The break, however, may not come soon if the PCB-tainted cargo is shipped there.

Parr said yesterday that the Defense Department has yet to select a location for the waste.

Smith said the Defense Department has approached his agency in Washington, D.C., about using Johnston Island. The EPA also has heard of the proposal, said David Schmidt of the EPA's San Francisco office.

Johnston Island is part of the Johnston Atoll, a collection of reefs and small islands in the Central Pacific. Johnston Island has a landing strip and a harbor.

Because of its legal status in the United States, it is also outside the jurisdiction of the Customs Service, Schmidt said. That means the military PCBs can come there without EPA permission, he said.

By contrast, the Defense Department had to get EPA permission when it wanted to unload the waste in Seattle.

The EPA does regulate the chemical-weapons incinerator, Schmidt said.

That incinerator has disposed of a small amount of PCBs in the past. But to do so again would require a permit from the EPA, Schmidt said.

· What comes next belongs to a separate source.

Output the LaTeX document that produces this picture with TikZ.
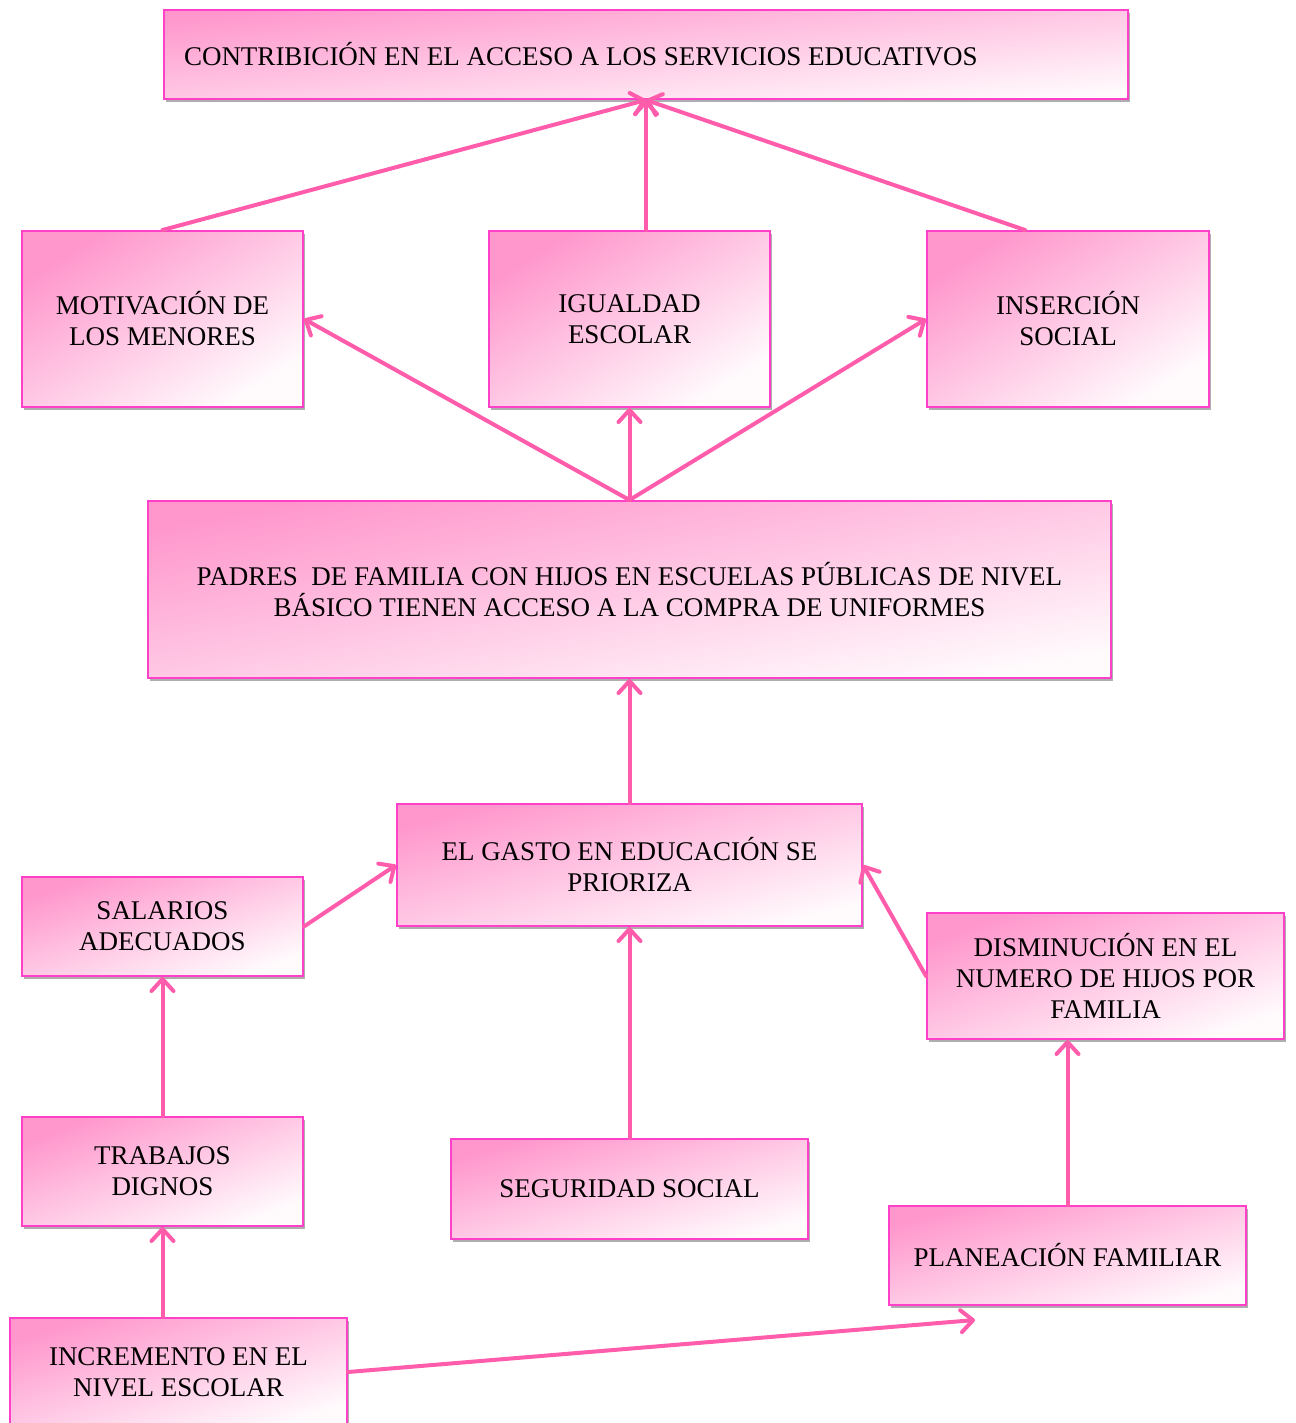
\documentclass[tikz,border=0pt]{standalone}
\usepackage{fontspec}
\setmainfont{Liberation Serif}
\usetikzlibrary{arrows.meta,shadows}

\definecolor{boxpink}{RGB}{255,150,204}
\definecolor{boxline}{RGB}{255,64,200}
\definecolor{arrowpink}{RGB}{255,92,172}

\begin{document}
\begin{tikzpicture}[x=0.5pt, y=-0.5pt,
	every node/.style={rectangle, draw=boxline, line width=1pt, align=center,
		font=\fontsize{13.5}{15.5}\selectfont, inner sep=2pt,
		top color=boxpink, bottom color=white!96!boxpink,
		drop shadow={shadow xshift=1pt, shadow yshift=-1.5pt, opacity=.45, fill=black!70}},
	pbox/.style 2 args={minimum width=#1pt, minimum height=#2pt, shading angle={atan(#2/#1)}},
	link/.style={draw=arrowpink, line width=2pt, line cap=round,
		-{Straight Barb[length=6pt,width=11pt,line cap=round,line join=round]}}]
	\useasboundingbox (0,0) rectangle (1295,1423);
	\tikzset{minimum height=1pt}
	\node[pbox={482}{44.5}, text width=462pt, align=flush left] (top) at (646,54.5)
		{CONTRIBICIÓN EN EL ACCESO A LOS SERVICIOS EDUCATIVOS};
	\node[pbox={140.5}{88}] (motiv) at (162.5,319) {MOTIVACIÓN DE\\LOS MENORES};
	\node[pbox={140.5}{88}] (igual) at (629.5,319) {IGUALDAD\\ESCOLAR};
	\node[pbox={141}{88}] (inser) at (1068,319) {INSERCIÓN\\SOCIAL};
	\node[pbox={481.5}{88.5}] (padres) at (629.5,589.5)
		{PADRES\ \ DE FAMILIA CON HIJOS EN ESCUELAS PÚBLICAS DE NIVEL\\BÁSICO TIENEN ACCESO A LA COMPRA DE UNIFORMES};
	\node[pbox={232.5}{61}] (gasto) at (629.5,865) {EL GASTO EN EDUCACIÓN SE\\PRIORIZA};
	\node[pbox={140.5}{49.5}] (salar) at (162.5,926.5) {SALARIOS\\ADECUADOS};
	\node[pbox={178.5}{63}] (dismi) at (1105.5,976)
		{DISMINUCIÓN EN EL\\NUMERO DE HIJOS POR\\FAMILIA};
	\node[pbox={140.5}{54.5}] (trab) at (162.5,1171.5) {TRABAJOS\\DIGNOS};
	\node[pbox={178.5}{50}] (segur) at (629.5,1189) {SEGURIDAD SOCIAL};
	\node[pbox={178.5}{49.5}] (plan) at (1067.5,1255.5) {PLANEACIÓN FAMILIAR};
	\node[pbox={168.5}{54}] (incr) at (178.5,1372) {INCREMENTO EN EL\\NIVEL ESCOLAR};
	\coordinate (pfend) at (975,1320);
	\foreach \from/\to in {motiv.north/top.south,
		padres.north/motiv.east, padres.north/igual.south, padres.north/inser.west,
		gasto.north/padres.south, salar.east/gasto.west, dismi.west/gasto.east,
		segur.north/gasto.south, trab.north/salar.south, incr.east/pfend}
	\draw[link] (\from) -- (\to);
	\draw[link] ([xshift=-21.5pt]inser.north) -- (top.south);
	\draw[link] (igual.north -| top.south) -- (top.south);
	\draw[link] (trab.south |- incr.north) -- (trab.south);
	\draw[link] (plan.north) -- (plan.north |- dismi.south);
\end{tikzpicture}
\end{document}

The Defense Department has not said whether it intends to dispose of the PCBs by incinerating the waste on the island.

Smith said he is worried that the Defense Department, which has said it intends to store the waste in Japan for no longer than a month, is in a hurry to find a spot for it.

The hurricane season around Johnston Atoll has already begun, he said. Last year, the threat of hurricanes forced the evacuation of low-lying Johnston Island.

At the same time, the EPA in San Francisco is trying to make sure that the PCB concentration of the waste is less than 50 parts per million, as the Defense Department says.

The department says it culled out any waste of greater concentrations before shipping the containers out of Japan in March.

Under federal law, if the waste has concentrations of greater than 50 parts per million, then it would not be allowed to leave Johnston Island, said John McCarroll, chief of permits and technical assistance in the EPA's San Francisco office.

"That could be a big problem. It would be stuck," McCarroll said.